● Task to carry out:
Print word for word the first line of the listing below and every line after it, through the line with "[staged] (workC) at". Leave out the pictures and the rest.

● Data provided:
= = = = =

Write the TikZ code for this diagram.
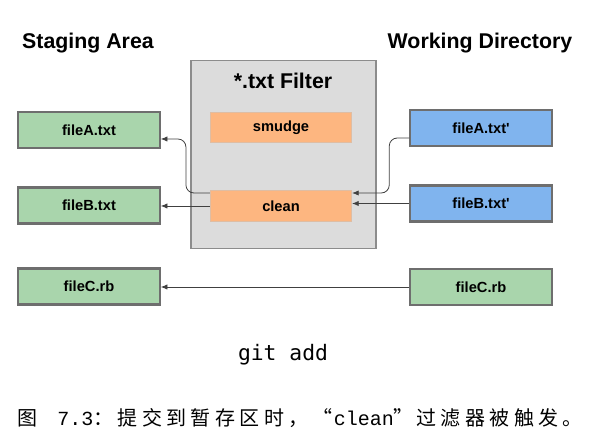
\documentclass[tikz,border=0pt]{standalone}
\usepackage{fontspec}
\setmainfont{Liberation Sans}
\newfontfamily\cjkfont[LetterSpace=22]{Noto Sans CJK SC}
\newfontfamily\capmono{Liberation Mono}
\newfontfamily\cmdmono{DejaVu Sans Mono}
\usepackage{tikz}
\usetikzlibrary{arrows.meta}

\definecolor{stagegreen}{HTML}{A9D5AC}
\definecolor{workblue}{HTML}{80B4EE}
\definecolor{filterorange}{HTML}{FDB680}
\definecolor{filtergray}{HTML}{DCDCDC}
\definecolor{boxedge}{HTML}{6E6E6E}

\begin{document}
\begin{tikzpicture}[x=0.75pt, y=-0.75pt,
    filebox/.style={draw=boxedge, line width=1.6pt, minimum width=106pt, minimum height=27pt,
        inner sep=0pt, font=\bfseries\fontsize{11}{13}\selectfont},
    staged/.style={filebox, fill=stagegreen},
    working/.style={filebox, fill=workblue},
    filterstep/.style={draw=filterorange!80!black!60, line width=0.6pt, fill=filterorange,
        minimum width=106pt, minimum height=23pt, inner sep=0pt,
        font=\bfseries\fontsize{11}{13}\selectfont},
    areatitle/.style={font=\bfseries\fontsize{16}{19}\selectfont},
    flow/.style={-{Latex[length=5pt,width=4pt]}, line width=0.6pt, draw=black!75}]
        \useasboundingbox (0,0) rectangle (589,448);

        % titles
        \node [areatitle] (staging) at (88,43) {Staging Area};
        \node [areatitle] (working) at (480,43) {Working Directory};

        % the filter
        \node [draw=black!45, line width=1.2pt, fill=filtergray, minimum width=139pt,
            minimum height=141pt, inner sep=0pt] (filter) at (283.5,154.5) {};
        \node [areatitle] (filtertitle) at (283,81) {*.txt Filter};
        \node [filterstep] (smudge) at (281,127.5) {smudge};
        \node [filterstep] (clean) at (281,206) {clean};

        % staging area
        \node [staged] (stageA) at (89,130) {fileA.txt};
        \node [staged] (stageB) at (89,205.5) {fileB.txt};
        \node [staged] (stageC) at (89,286.5) {fileC.rb};

        % working directory
        \node [working] (workA) at (481,128) {fileA.txt\textquotesingle};
        \node [working] (workB) at (481,203.5) {fileB.txt\textquotesingle};
        \node [staged] (workC) at (481,287) {fileC.rb};

        \draw [flow, rounded corners=6pt] ([shift={(0,10)}]workA.west) -- ++(-20,0)
            |- ([shift={(0,-13)}]clean.east);
        \draw [flow] (workB.west) -- (workB.west -| clean.east);
        \draw [flow, rounded corners=6pt] ([shift={(0,-13)}]clean.west) -- ++(-24,0)
            |- ([shift={(0,9)}]stageA.east);
        \draw [flow] (clean.west) -- (clean.west -| stageB.east);
        \draw [flow] (workC.west) -- (workC.west -| stageC.east);

        \node [font=\cmdmono\fontsize{16}{19}\selectfont] (gitadd) at (283,355) {git add};
        \node [font=\cjkfont\fontsize{15}{18}\selectfont, inner sep=0pt, anchor=west] (caption) at (17,418)
            {图\hspace{15pt}{\capmono 7.3}：提交到暂存区时，\hspace{3pt}“\hspace{1pt}{\capmono clean}”\hspace{2pt}过滤器被触发。};
\end{tikzpicture}
\end{document}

= = = = =

● Solution for this problem:
Write the TikZ code for this diagram.
\documentclass[tikz,border=0pt]{standalone}
\usepackage{fontspec}
\setmainfont{Liberation Sans}
\newfontfamily\cjkfont[LetterSpace=22]{Noto Sans CJK SC}
\newfontfamily\capmono{Liberation Mono}
\newfontfamily\cmdmono{DejaVu Sans Mono}
\usepackage{tikz}
\usetikzlibrary{arrows.meta}

\definecolor{stagegreen}{HTML}{A9D5AC}
\definecolor{workblue}{HTML}{80B4EE}
\definecolor{filterorange}{HTML}{FDB680}
\definecolor{filtergray}{HTML}{DCDCDC}
\definecolor{boxedge}{HTML}{6E6E6E}

\begin{document}
\begin{tikzpicture}[x=0.75pt, y=-0.75pt,
    filebox/.style={draw=boxedge, line width=1.6pt, minimum width=106pt, minimum height=27pt,
        inner sep=0pt, font=\bfseries\fontsize{11}{13}\selectfont},
    staged/.style={filebox, fill=stagegreen},
    working/.style={filebox, fill=workblue},
    filterstep/.style={draw=filterorange!80!black!60, line width=0.6pt, fill=filterorange,
        minimum width=106pt, minimum height=23pt, inner sep=0pt,
        font=\bfseries\fontsize{11}{13}\selectfont},
    areatitle/.style={font=\bfseries\fontsize{16}{19}\selectfont},
    flow/.style={-{Latex[length=5pt,width=4pt]}, line width=0.6pt, draw=black!75}]
        \useasboundingbox (0,0) rectangle (589,448);

        % titles
        \node [areatitle] (staging) at (88,43) {Staging Area};
        \node [areatitle] (working) at (480,43) {Working Directory};

        % the filter
        \node [draw=black!45, line width=1.2pt, fill=filtergray, minimum width=139pt,
            minimum height=141pt, inner sep=0pt] (filter) at (283.5,154.5) {};
        \node [areatitle] (filtertitle) at (283,81) {*.txt Filter};
        \node [filterstep] (smudge) at (281,127.5) {smudge};
        \node [filterstep] (clean) at (281,206) {clean};

        % staging area
        \node [staged] (stageA) at (89,130) {fileA.txt};
        \node [staged] (stageB) at (89,205.5) {fileB.txt};
        \node [staged] (stageC) at (89,286.5) {fileC.rb};

        % working directory
        \node [working] (workA) at (481,128) {fileA.txt\textquotesingle};
        \node [working] (workB) at (481,203.5) {fileB.txt\textquotesingle};
        \node [staged] (workC) at (481,287) {fileC.rb};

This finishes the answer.